Whether modern audiences can watch women in swing skirts and men in gray flannel suits without smirking remains to be seen, but both the director and his cast think the film’s emotional honesty is strong enough to overcome any generational baggage. ‘We all agreed from the very beginning that irony was not an option,’ Patricia Clarkson says, calling from Los Angeles.

‘It’s very different from something like Far From Heaven [in which Clarkson co-stars], which also works as a direct homage. None of us thought of this as a retro film; it was more like a modern film that happened to be set in the past. Both Chris and I wanted to play these people whose marriage is falling apart with as much emotional honesty as possible, though I do think it’s Ira’s lightest film.’ She laughs, adding ‘I’m not sure he could make something without a little darkness in it. That’s just who he is.’

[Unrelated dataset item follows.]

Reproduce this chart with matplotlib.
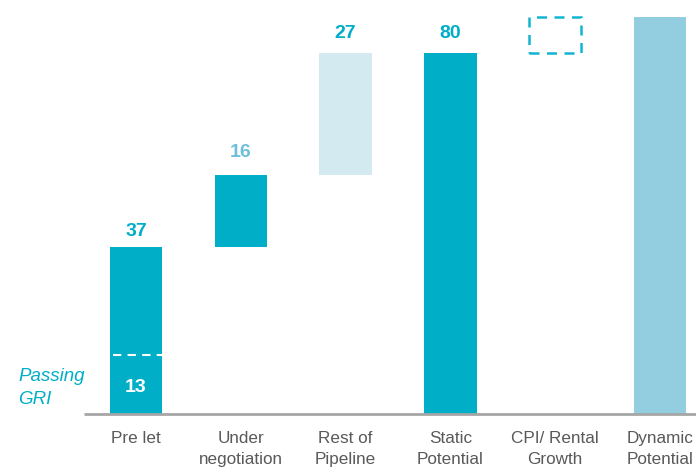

‘The joke was that all of my films could have been titled The Heart Is a Lonely Hunter,’ Sachs says, chuckling. ‘Though I think I’ve done my unofficial trilogy of deceit and got that thwarted desire thing out of my system. People have said that Brosnan’s line at the end [“Whoever knows what goes on in the mind of the person who sleeps next to you, please raise your hand”] is pessimistic, but I don’t think it is at all. Even in the most communicative relationships, you’re both together and separate. It’s just a simple human truth.’

Married Life is out in cinemas this month.